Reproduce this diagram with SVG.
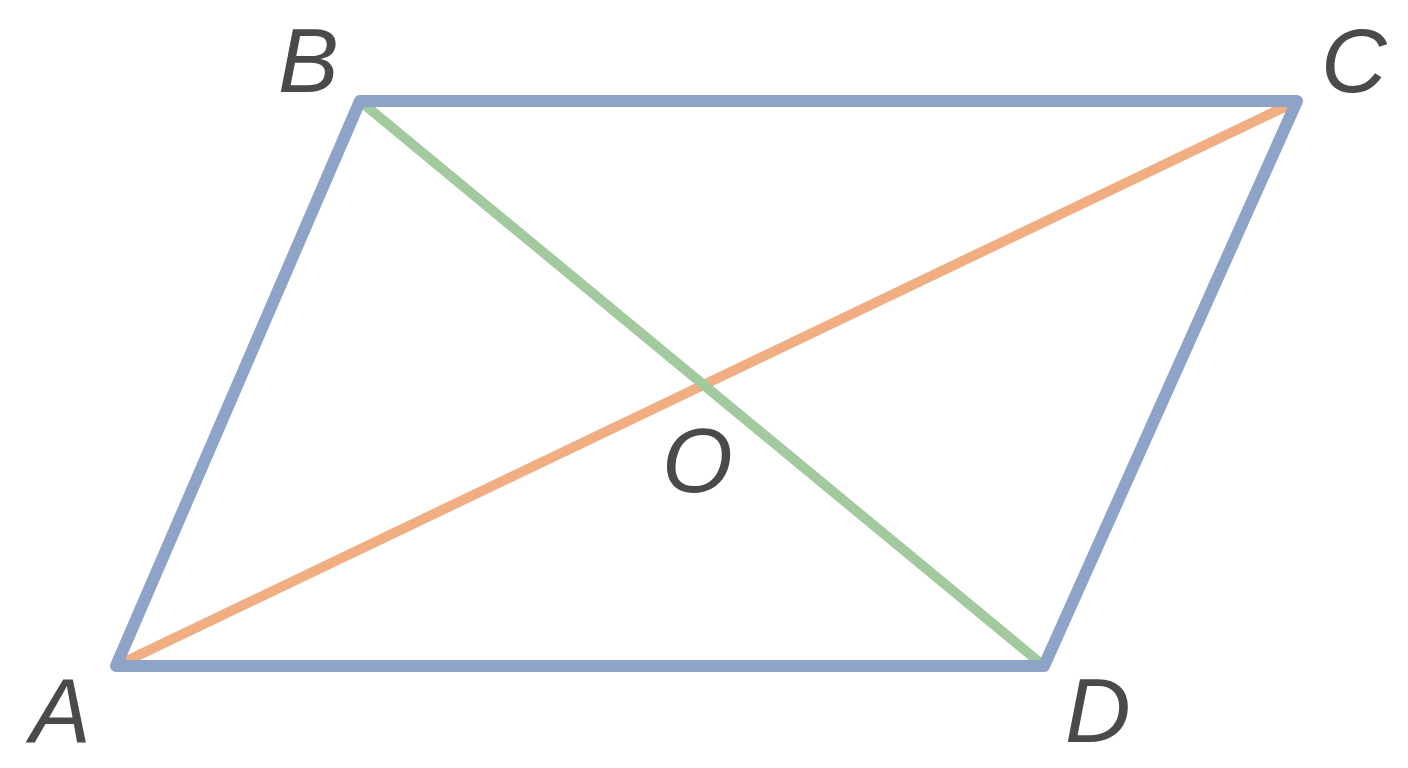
<svg xmlns="http://www.w3.org/2000/svg" width="1408" height="768" viewBox="0 0 1408 768">
<style>
.lbl{font-family:"Liberation Sans",Arial,sans-serif;font-style:italic;font-size:91px;fill:#4a4a4a}
.edge{fill:none;stroke-linecap:round;stroke-linejoin:round}
</style>
<rect width="1408" height="768" fill="#ffffff"/>
<g id="connectors">
<line class="edge" x1="116" y1="666" x2="1297" y2="101" stroke="#F0AE82" stroke-width="10"/>
<line class="edge" x1="360" y1="101" x2="1044" y2="666" stroke="#A3C99E" stroke-width="10"/>
<polygon class="edge" points="116,666 360,101 1297,101 1044,666" stroke="#8DA3C8" stroke-width="12"/>
</g>
<g id="A"><text class="lbl" x="30" y="742">A</text></g>
<g id="B"><text class="lbl" x="278" y="92">B</text></g>
<g id="C"><text class="lbl" x="1321" y="92">C</text></g>
<g id="D"><text class="lbl" x="1065" y="742">D</text></g>
<g id="O"><text class="lbl" x="662" y="492">O</text></g>
</svg>
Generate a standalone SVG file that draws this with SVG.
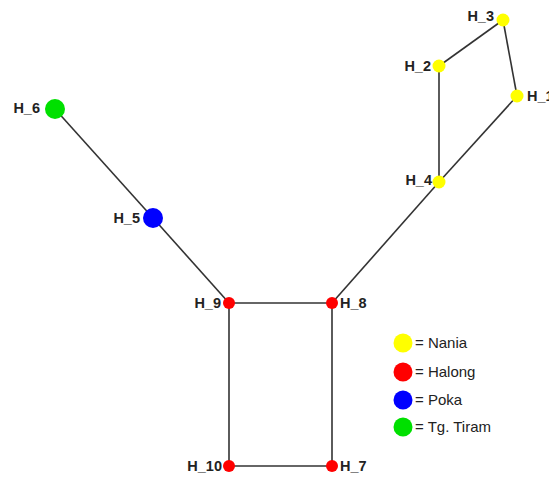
<svg xmlns="http://www.w3.org/2000/svg" width="549" height="477" viewBox="0 0 549 477">
<style>
.e{stroke:#333;stroke-width:1.6;fill:none}
.l{font-family:"Liberation Sans",Arial,sans-serif;font-size:14.5px;font-weight:bold;fill:#222}
.r{text-anchor:end}
.g{font-family:"Liberation Sans",Arial,sans-serif;font-size:15px;fill:#222}
.y{fill:#ffff00}.d{fill:#ff0000}.b{fill:#0000ff}.n{fill:#00e000}
</style>
<rect width="549" height="477" fill="#fff"/>
<g id="edges">
<line class="e" x1="503" y1="20" x2="439" y2="66"/>
<line class="e" x1="503" y1="20" x2="517" y2="96"/>
<line class="e" x1="439" y1="66" x2="439" y2="182"/>
<line class="e" x1="517" y1="96" x2="439" y2="182"/>
<line class="e" x1="439" y1="182" x2="332" y2="303"/>
<line class="e" x1="55" y1="109" x2="153" y2="218"/>
<line class="e" x1="153" y1="218" x2="229" y2="303"/>
<line class="e" x1="229" y1="303" x2="332" y2="303"/>
<line class="e" x1="229" y1="303" x2="229" y2="466"/>
<line class="e" x1="332" y1="303" x2="332" y2="466"/>
<line class="e" x1="229" y1="466" x2="332" y2="466"/>
</g>
<g id="H_1"><circle class="y" cx="517" cy="96" r="6.5"/><text class="l" x="527" y="101">H_1</text></g>
<g id="H_2"><circle class="y" cx="439" cy="66" r="6.5"/><text class="l r" x="431" y="71">H_2</text></g>
<g id="H_3"><circle class="y" cx="503" cy="20" r="6.5"/><text class="l r" x="494" y="21">H_3</text></g>
<g id="H_4"><circle class="y" cx="439" cy="182" r="6.5"/><text class="l r" x="432" y="185">H_4</text></g>
<g id="H_5"><circle class="b" cx="153" cy="218" r="10"/><text class="l r" x="140" y="223">H_5</text></g>
<g id="H_6"><circle class="n" cx="55" cy="109" r="10"/><text class="l r" x="40" y="113">H_6</text></g>
<g id="H_7"><circle class="d" cx="332" cy="466" r="6"/><text class="l" x="340" y="471">H_7</text></g>
<g id="H_8"><circle class="d" cx="332" cy="303" r="6"/><text class="l" x="340" y="308">H_8</text></g>
<g id="H_9"><circle class="d" cx="229" cy="303" r="6"/><text class="l r" x="221" y="308">H_9</text></g>
<g id="H_10"><circle class="d" cx="229" cy="466" r="6"/><text class="l r" x="222" y="471">H_10</text></g>
<g id="legend">
<circle class="y" cx="403" cy="343" r="9.5"/><text class="g" x="415" y="348">= Nania</text>
<circle class="d" cx="403" cy="372" r="9.5"/><text class="g" x="415" y="377">= Halong</text>
<circle class="b" cx="403" cy="400" r="9.5"/><text class="g" x="415" y="405">= Poka</text>
<circle class="n" cx="403" cy="427" r="9.5"/><text class="g" x="415" y="432">= Tg. Tiram</text>
</g>
</svg>
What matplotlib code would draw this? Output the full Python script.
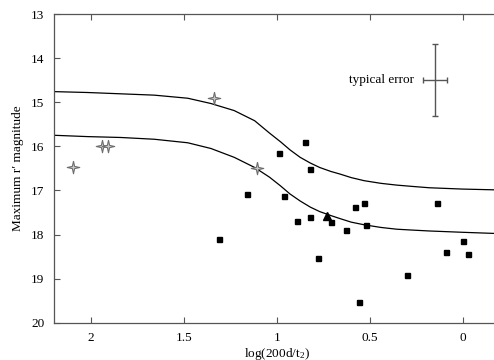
import matplotlib
matplotlib.use("Agg")
import matplotlib.pyplot as plt

plt.rcParams["font.family"] = ["Liberation Serif", "DejaVu Serif"]
plt.rcParams["mathtext.fontset"] = "custom"
plt.rcParams["mathtext.rm"] = "Liberation Serif"
plt.rcParams["mathtext.it"] = "Liberation Serif:italic"

# model curves
curve_x = [2.20, 2.02, 1.84, 1.66, 1.48, 1.355, 1.23, 1.12, 1.04, 0.98, 0.93, 0.875,
           0.82, 0.77, 0.71, 0.66, 0.60, 0.53, 0.44, 0.355, 0.27, 0.18, 0.0, -0.20]
upper_y = [14.76, 14.78, 14.81, 14.84, 14.91, 15.03, 15.19, 15.42, 15.70, 15.90, 16.08, 16.25,
           16.38, 16.48, 16.57, 16.63, 16.71, 16.78, 16.84, 16.88, 16.91, 16.94, 16.97, 16.99]
lower_y = [15.75, 15.78, 15.80, 15.84, 15.92, 16.05, 16.25, 16.48, 16.70, 16.90, 17.08, 17.24,
           17.38, 17.48, 17.57, 17.64, 17.72, 17.78, 17.84, 17.88, 17.90, 17.92, 17.95, 17.98]

# observed objects
sq_x = [1.16, 0.96, 0.89, 0.82, 0.78, 0.71, 0.63, 0.58, 0.53, 0.52, 0.56, 0.30,
        0.14, 0.09, 0.00, -0.03, 0.85, 0.99, 0.82, 1.31]
sq_y = [17.08, 17.13, 17.69, 17.60, 18.53, 17.72, 17.90, 17.38, 17.29, 17.78, 19.53, 18.91,
        17.29, 18.40, 18.15, 18.44, 15.90, 16.16, 16.52, 18.10]
star_x = [2.10, 1.94, 1.91, 1.34, 1.11]
star_y = [16.48, 15.99, 15.99, 14.90, 16.50]
tri_x = [0.73]
tri_y = [17.57]

err_x, err_y = 0.15, 14.50
err_dx, err_dy = 0.066, 0.81

star = [(0, 1), (0.18, 0.18), (1, 0), (0.18, -0.18), (0, -1), (-0.18, -0.18),
        (-1, 0), (-0.18, 0.18), (0, 1)]

fig = plt.figure(figsize=(4.94, 3.60), dpi=100)
ax = fig.add_axes([0.1093, 0.1036, 0.9026, 0.8575])

ax.plot(curve_x, upper_y, color="black", lw=0.9)
ax.plot(curve_x, lower_y, color="black", lw=0.9)

ax.plot(sq_x, sq_y, ls="none", marker="s", ms=3.6, color="black")
ax.plot(star_x, star_y, ls="none", marker=star, ms=9, mfc="#c8c8c8",
        mec="#6e6e6e", mew=0.8)
ax.plot(tri_x, tri_y, ls="none", marker="^", ms=6, color="black")

ax.errorbar([err_x], [err_y], xerr=[err_dx], yerr=[err_dy], fmt="none",
            ecolor="#555555", elinewidth=1.0, capsize=2, capthick=1.0)
ax.text(err_x + err_dx + 0.045, err_y, "typical error", ha="right", va="center",
        fontsize=9.5)

ax.set_xlim(2.2, -0.2)
ax.set_ylim(20, 13)
ax.set_xticks([2, 1.5, 1, 0.5, 0])
ax.set_xticklabels(["2", "1.5", "1", "0.5", "0"])
ax.set_yticks(range(13, 21))
ax.tick_params(direction="in", length=4, width=0.8, color="#555555",
               labelsize=9.5, top=True, pad=7)
for sp in ax.spines.values():
    sp.set_color("#555555")
    sp.set_linewidth(0.9)

ax.set_xlabel("log(200d/t$_2$)", fontsize=9.5, labelpad=1)
ax.set_ylabel("Maximum r\u2032 magnitude", fontsize=9.5, labelpad=5)

fig.savefig("out.png", dpi=100)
^^^^
### Stated goal
Where a line in the material above holds "matplotlib", copy that line.

### Problem solution
What matplotlib code would draw this? Output the full Python script.
import matplotlib
matplotlib.use("Agg")
import matplotlib.pyplot as plt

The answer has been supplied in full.